Rest of the day was spent partying it up. Much drink was had, paella was devoured, horrible horrible names were given in Discord and I spent way too much on Malifaux minis that I’ll never play with. Admittedly, it was hard to justify buying much else while there. GW stuff is cheaper over at home, I don’t play in the house so MDF terrain is a heavy waste of money and the remaining Turbo Dork stuff was completely decimated by the second day.

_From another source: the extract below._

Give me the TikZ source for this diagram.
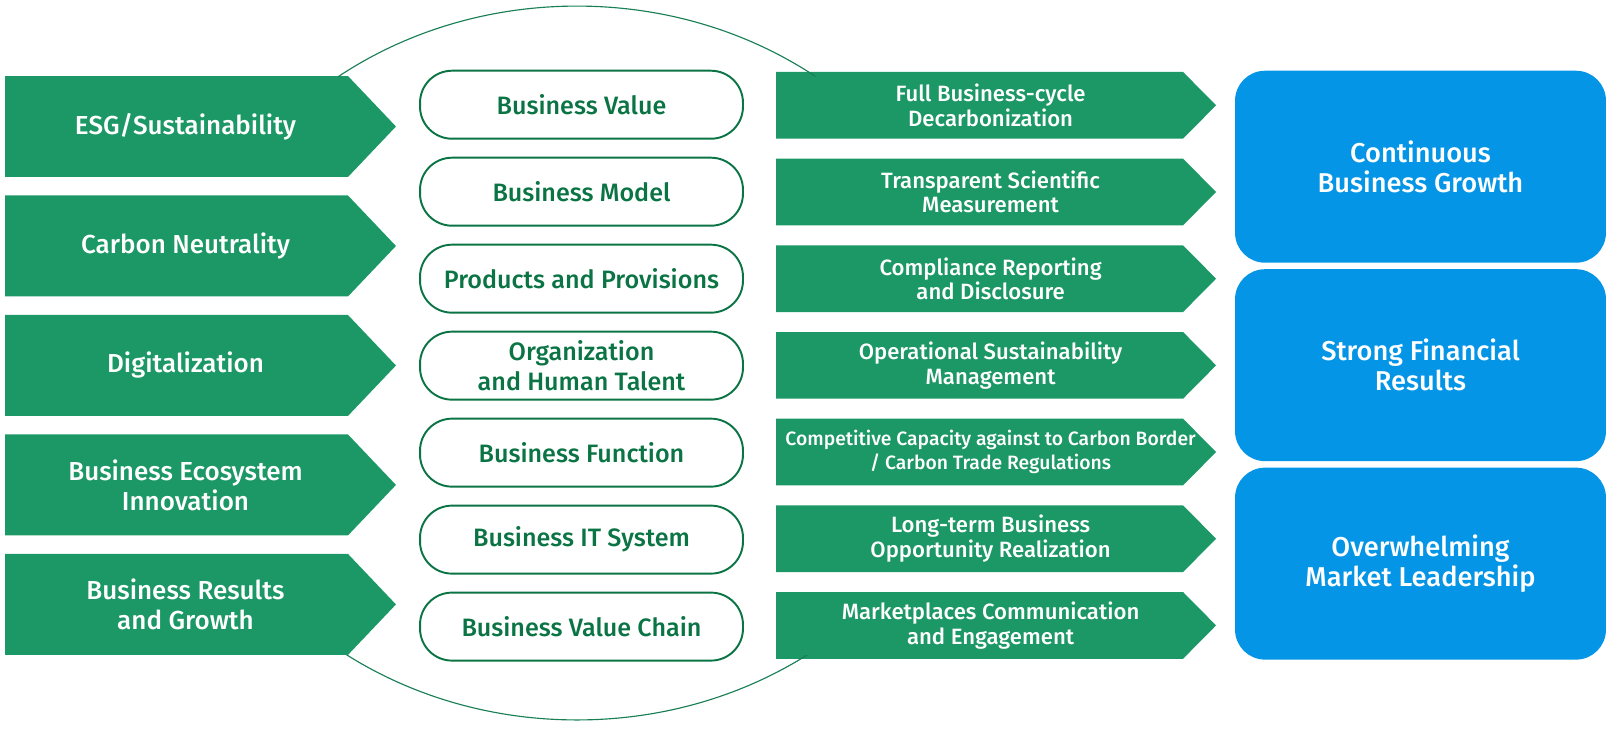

BUT HEY I COULD HAVE MADE A WORSE PURCHASE
Sunday
Final day, an aura of exhaustion seems to linger across the entire hotel. All weekend I’ve been debating whether I’ll grit my teeth and power through the Narrative Apocalypse. Originally I bought a ticket for it in a fit of sleepless mania, then got a little more excited as new Apocalypse came out and turned out to be actively enjoyable, only for my enthusiasm to deflate when it was announced that Narrative would be using old Apoc rules for this year. Feeling jittery and irritable, I elect just to sit it out, poking my head in to watch occasionally long with a few other Goon games rolling on the barren sea of tables that hall has become. Admittedly, the Apoc did look superbly organised and ran smoother than I’ve ever seen old Apoc ran before, so there is a twinge of regret there. Ah well, at least got to see a Manta full of T’au detonate spectacularly, and the post Apoc sesh in the rooftop bar was the stuff of legends.
Final Thoughts
NoVA is unreal. Like, not only in that it owns bones and was a ton of fun, but also as in it half doesn’t feel real. I’ve never experienced a Hams event with this level of organisation and polish behind it and I’ve gotta applaud the NoVA staff and all their volunteers for what must be a monumental undertaking in making it such an awesome event. Big shout out to all the Goonhammer crew I met for being such cool and shockingly normal Hams as well as all the other chill attendees I met across the week. I’m seriously hoping to come back next year, perhaps with something a little bit… louder.